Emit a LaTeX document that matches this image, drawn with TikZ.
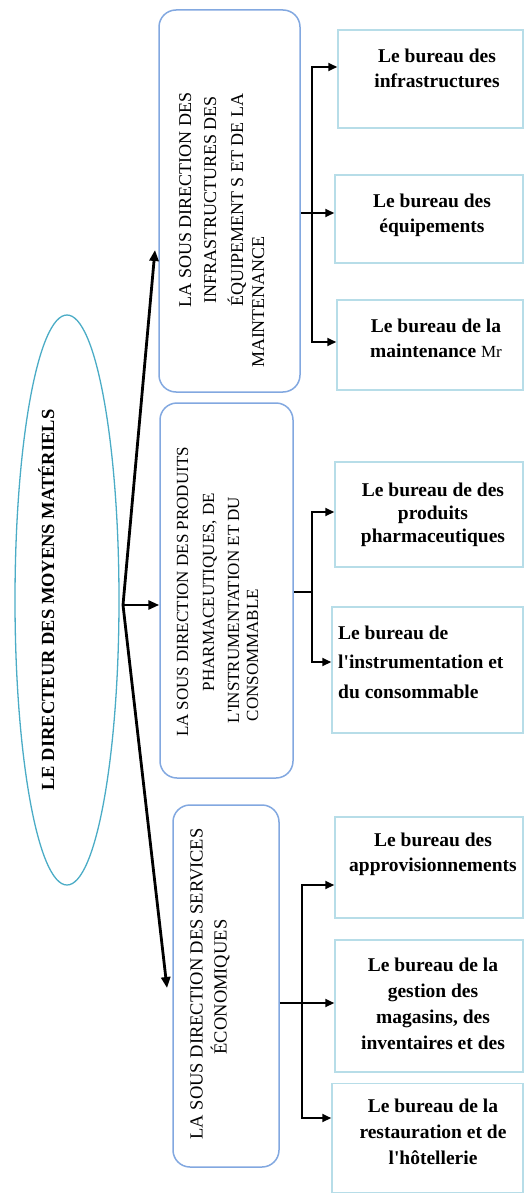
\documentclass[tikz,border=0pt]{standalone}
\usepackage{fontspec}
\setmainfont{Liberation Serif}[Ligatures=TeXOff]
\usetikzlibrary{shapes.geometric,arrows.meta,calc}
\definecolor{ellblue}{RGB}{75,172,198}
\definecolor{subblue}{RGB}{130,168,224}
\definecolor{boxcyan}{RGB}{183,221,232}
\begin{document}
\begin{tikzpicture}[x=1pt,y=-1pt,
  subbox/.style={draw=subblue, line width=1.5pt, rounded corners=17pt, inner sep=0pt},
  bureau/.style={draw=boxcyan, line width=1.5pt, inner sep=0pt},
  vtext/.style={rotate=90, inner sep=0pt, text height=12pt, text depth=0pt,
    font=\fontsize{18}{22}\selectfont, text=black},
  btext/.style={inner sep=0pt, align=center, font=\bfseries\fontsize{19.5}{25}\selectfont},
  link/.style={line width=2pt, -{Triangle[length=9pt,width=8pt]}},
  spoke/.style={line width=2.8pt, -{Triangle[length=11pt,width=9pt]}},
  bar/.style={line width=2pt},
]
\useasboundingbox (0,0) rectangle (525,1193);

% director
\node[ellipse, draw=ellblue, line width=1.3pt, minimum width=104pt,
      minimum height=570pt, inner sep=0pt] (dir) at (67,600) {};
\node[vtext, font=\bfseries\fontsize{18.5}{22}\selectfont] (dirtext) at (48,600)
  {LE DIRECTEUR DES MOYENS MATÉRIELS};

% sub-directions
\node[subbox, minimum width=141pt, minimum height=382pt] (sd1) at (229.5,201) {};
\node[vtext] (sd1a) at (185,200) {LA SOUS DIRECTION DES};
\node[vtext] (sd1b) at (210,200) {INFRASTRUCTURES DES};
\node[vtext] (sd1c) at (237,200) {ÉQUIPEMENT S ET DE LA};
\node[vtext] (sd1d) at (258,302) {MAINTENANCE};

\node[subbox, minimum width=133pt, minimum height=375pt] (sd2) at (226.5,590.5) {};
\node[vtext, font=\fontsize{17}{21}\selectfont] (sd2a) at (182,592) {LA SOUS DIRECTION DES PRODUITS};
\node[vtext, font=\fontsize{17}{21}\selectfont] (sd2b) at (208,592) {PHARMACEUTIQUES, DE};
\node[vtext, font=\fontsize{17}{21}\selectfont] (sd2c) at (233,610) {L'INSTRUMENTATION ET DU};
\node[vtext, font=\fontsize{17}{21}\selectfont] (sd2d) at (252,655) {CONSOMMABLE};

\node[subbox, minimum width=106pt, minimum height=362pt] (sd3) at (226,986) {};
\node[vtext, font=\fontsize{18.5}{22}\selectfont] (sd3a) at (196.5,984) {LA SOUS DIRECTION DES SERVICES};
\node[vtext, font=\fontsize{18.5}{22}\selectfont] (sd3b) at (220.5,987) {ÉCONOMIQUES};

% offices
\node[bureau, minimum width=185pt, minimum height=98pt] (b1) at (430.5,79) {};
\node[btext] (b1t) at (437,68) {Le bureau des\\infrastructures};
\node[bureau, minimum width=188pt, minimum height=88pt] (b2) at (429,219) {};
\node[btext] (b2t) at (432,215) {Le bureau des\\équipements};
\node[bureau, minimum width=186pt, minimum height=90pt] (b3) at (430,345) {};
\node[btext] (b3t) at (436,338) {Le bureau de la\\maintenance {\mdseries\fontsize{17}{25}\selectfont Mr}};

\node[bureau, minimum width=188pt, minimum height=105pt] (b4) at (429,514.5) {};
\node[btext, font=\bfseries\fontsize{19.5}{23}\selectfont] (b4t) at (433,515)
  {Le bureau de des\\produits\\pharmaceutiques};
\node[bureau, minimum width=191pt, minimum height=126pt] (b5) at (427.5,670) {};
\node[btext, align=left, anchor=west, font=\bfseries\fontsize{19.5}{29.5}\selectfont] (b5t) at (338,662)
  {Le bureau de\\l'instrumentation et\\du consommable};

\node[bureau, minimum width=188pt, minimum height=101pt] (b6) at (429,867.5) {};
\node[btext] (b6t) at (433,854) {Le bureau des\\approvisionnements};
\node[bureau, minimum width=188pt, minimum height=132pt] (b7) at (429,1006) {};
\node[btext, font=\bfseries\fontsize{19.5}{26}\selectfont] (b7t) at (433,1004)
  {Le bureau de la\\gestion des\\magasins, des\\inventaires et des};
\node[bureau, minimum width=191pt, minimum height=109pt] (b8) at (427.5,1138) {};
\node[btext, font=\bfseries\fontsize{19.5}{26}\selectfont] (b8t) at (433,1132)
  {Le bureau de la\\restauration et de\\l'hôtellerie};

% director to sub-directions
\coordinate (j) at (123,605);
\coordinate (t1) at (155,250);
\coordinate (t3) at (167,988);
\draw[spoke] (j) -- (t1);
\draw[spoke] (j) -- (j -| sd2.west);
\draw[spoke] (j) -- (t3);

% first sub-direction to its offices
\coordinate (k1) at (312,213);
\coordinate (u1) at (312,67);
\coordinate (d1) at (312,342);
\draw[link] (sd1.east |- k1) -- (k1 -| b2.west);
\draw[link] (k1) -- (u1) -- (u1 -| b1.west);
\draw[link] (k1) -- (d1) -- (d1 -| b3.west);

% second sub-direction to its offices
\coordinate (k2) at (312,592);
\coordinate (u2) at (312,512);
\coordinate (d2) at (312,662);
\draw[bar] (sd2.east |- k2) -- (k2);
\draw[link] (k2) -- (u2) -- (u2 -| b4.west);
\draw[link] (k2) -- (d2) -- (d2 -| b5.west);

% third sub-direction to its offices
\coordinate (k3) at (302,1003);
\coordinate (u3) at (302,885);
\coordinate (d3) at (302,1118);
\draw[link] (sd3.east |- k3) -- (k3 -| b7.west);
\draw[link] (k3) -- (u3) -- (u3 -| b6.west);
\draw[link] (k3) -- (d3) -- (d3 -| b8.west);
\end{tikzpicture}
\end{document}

## WHAT IS ASKED
From the material above, reproduce everything verbatim except the pictures.

## CORRECT ANSWER
Emit a LaTeX document that matches this image, drawn with TikZ.
\documentclass[tikz,border=0pt]{standalone}
\usepackage{fontspec}
\setmainfont{Liberation Serif}[Ligatures=TeXOff]
\usetikzlibrary{shapes.geometric,arrows.meta,calc}
\definecolor{ellblue}{RGB}{75,172,198}
\definecolor{subblue}{RGB}{130,168,224}
\definecolor{boxcyan}{RGB}{183,221,232}
\begin{document}
\begin{tikzpicture}[x=1pt,y=-1pt,
  subbox/.style={draw=subblue, line width=1.5pt, rounded corners=17pt, inner sep=0pt},
  bureau/.style={draw=boxcyan, line width=1.5pt, inner sep=0pt},
  vtext/.style={rotate=90, inner sep=0pt, text height=12pt, text depth=0pt,
    font=\fontsize{18}{22}\selectfont, text=black},
  btext/.style={inner sep=0pt, align=center, font=\bfseries\fontsize{19.5}{25}\selectfont},
  link/.style={line width=2pt, -{Triangle[length=9pt,width=8pt]}},
  spoke/.style={line width=2.8pt, -{Triangle[length=11pt,width=9pt]}},
  bar/.style={line width=2pt},
]
\useasboundingbox (0,0) rectangle (525,1193);

% director
\node[ellipse, draw=ellblue, line width=1.3pt, minimum width=104pt,
      minimum height=570pt, inner sep=0pt] (dir) at (67,600) {};
\node[vtext, font=\bfseries\fontsize{18.5}{22}\selectfont] (dirtext) at (48,600)
  {LE DIRECTEUR DES MOYENS MATÉRIELS};

% sub-directions
\node[subbox, minimum width=141pt, minimum height=382pt] (sd1) at (229.5,201) {};
\node[vtext] (sd1a) at (185,200) {LA SOUS DIRECTION DES};
\node[vtext] (sd1b) at (210,200) {INFRASTRUCTURES DES};
\node[vtext] (sd1c) at (237,200) {ÉQUIPEMENT S ET DE LA};
\node[vtext] (sd1d) at (258,302) {MAINTENANCE};

\node[subbox, minimum width=133pt, minimum height=375pt] (sd2) at (226.5,590.5) {};
\node[vtext, font=\fontsize{17}{21}\selectfont] (sd2a) at (182,592) {LA SOUS DIRECTION DES PRODUITS};
\node[vtext, font=\fontsize{17}{21}\selectfont] (sd2b) at (208,592) {PHARMACEUTIQUES, DE};
\node[vtext, font=\fontsize{17}{21}\selectfont] (sd2c) at (233,610) {L'INSTRUMENTATION ET DU};
\node[vtext, font=\fontsize{17}{21}\selectfont] (sd2d) at (252,655) {CONSOMMABLE};

\node[subbox, minimum width=106pt, minimum height=362pt] (sd3) at (226,986) {};
\node[vtext, font=\fontsize{18.5}{22}\selectfont] (sd3a) at (196.5,984) {LA SOUS DIRECTION DES SERVICES};
\node[vtext, font=\fontsize{18.5}{22}\selectfont] (sd3b) at (220.5,987) {ÉCONOMIQUES};

% offices
\node[bureau, minimum width=185pt, minimum height=98pt] (b1) at (430.5,79) {};
\node[btext] (b1t) at (437,68) {Le bureau des\\infrastructures};
\node[bureau, minimum width=188pt, minimum height=88pt] (b2) at (429,219) {};
\node[btext] (b2t) at (432,215) {Le bureau des\\équipements};
\node[bureau, minimum width=186pt, minimum height=90pt] (b3) at (430,345) {};
\node[btext] (b3t) at (436,338) {Le bureau de la\\maintenance {\mdseries\fontsize{17}{25}\selectfont Mr}};

\node[bureau, minimum width=188pt, minimum height=105pt] (b4) at (429,514.5) {};
\node[btext, font=\bfseries\fontsize{19.5}{23}\selectfont] (b4t) at (433,515)
  {Le bureau de des\\produits\\pharmaceutiques};
\node[bureau, minimum width=191pt, minimum height=126pt] (b5) at (427.5,670) {};
\node[btext, align=left, anchor=west, font=\bfseries\fontsize{19.5}{29.5}\selectfont] (b5t) at (338,662)
  {Le bureau de\\l'instrumentation et\\du consommable};

\node[bureau, minimum width=188pt, minimum height=101pt] (b6) at (429,867.5) {};
\node[btext] (b6t) at (433,854) {Le bureau des\\approvisionnements};
\node[bureau, minimum width=188pt, minimum height=132pt] (b7) at (429,1006) {};
\node[btext, font=\bfseries\fontsize{19.5}{26}\selectfont] (b7t) at (433,1004)
  {Le bureau de la\\gestion des\\magasins, des\\inventaires et des};
\node[bureau, minimum width=191pt, minimum height=109pt] (b8) at (427.5,1138) {};
\node[btext, font=\bfseries\fontsize{19.5}{26}\selectfont] (b8t) at (433,1132)
  {Le bureau de la\\restauration et de\\l'hôtellerie};

% director to sub-directions
\coordinate (j) at (123,605);
\coordinate (t1) at (155,250);
\coordinate (t3) at (167,988);
\draw[spoke] (j) -- (t1);
\draw[spoke] (j) -- (j -| sd2.west);
\draw[spoke] (j) -- (t3);

% first sub-direction to its offices
\coordinate (k1) at (312,213);
\coordinate (u1) at (312,67);
\coordinate (d1) at (312,342);
\draw[link] (sd1.east |- k1) -- (k1 -| b2.west);
\draw[link] (k1) -- (u1) -- (u1 -| b1.west);
\draw[link] (k1) -- (d1) -- (d1 -| b3.west);

% second sub-direction to its offices
\coordinate (k2) at (312,592);
\coordinate (u2) at (312,512);
\coordinate (d2) at (312,662);
\draw[bar] (sd2.east |- k2) -- (k2);
\draw[link] (k2) -- (u2) -- (u2 -| b4.west);
\draw[link] (k2) -- (d2) -- (d2 -| b5.west);

% third sub-direction to its offices
\coordinate (k3) at (302,1003);
\coordinate (u3) at (302,885);
\coordinate (d3) at (302,1118);
\draw[link] (sd3.east |- k3) -- (k3 -| b7.west);
\draw[link] (k3) -- (u3) -- (u3 -| b6.west);
\draw[link] (k3) -- (d3) -- (d3 -| b8.west);
\end{tikzpicture}
\end{document}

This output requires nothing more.